Boeing will begin its portion of the installations in early 2012 at its San Antonio facility. The C-130 AMP was initiated to modernize, standardize and reduce total ownership costs for the United States Air Force C-130 fleet, including specialized versions in service with the Air Force Special Operations Command (AFSOC). It consolidates 13 Mission Design Series into one common core avionics suite with five mission families: One for Combat Delivery, which constitutes the majority of the C-130 fleet, and four for the unique Special Operations mission requirements. 

The central element of Boeing's AMP configuration is Communication, Navigation, Surveillance/Air Traffic Management compliance, without which the C-130 fleet would be prohibited from certain worldwide air-navigation routes. An upgraded, common fleet offers dramatic life cycle cost benefits including greater reliability, simplified fleet-wide training, and a flexible architecture designed to reduce crew size and accommodate future technology insertion. 

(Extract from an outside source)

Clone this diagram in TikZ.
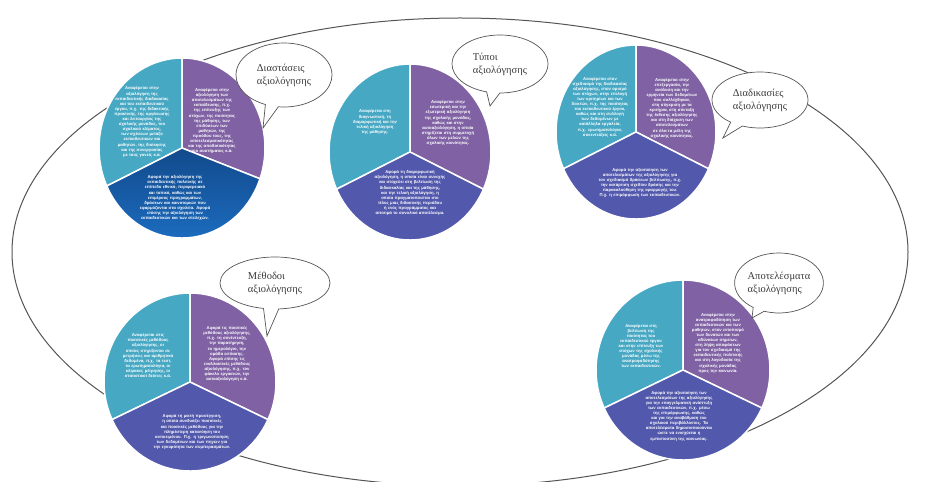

Modern Digital Glass Cockpit featuring six 6x8 Multi-Function Displays (MFDs), pilot and co-pilot wide field of view Head Up Displays (HUDs), two Communication and Navigation Control Panels (CNCPs), and Night Vision Imaging System (NVIS) compliance. Open System Architecture that is both modular and net ready. This permits reduction in crew size through elimination of the navigator, while allowing for the addition of future capabilities. 

Performance Based Contractor Logistics Support that employs Integrated Vehicle Health Management; establishing a fleet-wide integrated training approach and implementing a common spares base. Boeing's support approach makes the C-130 fleet more available and more affordable to operate. Prepares the C-130 for another 30 years of service - Boeing's AMP ensures the affordable long-term combat relevance of today s C-130 fleet.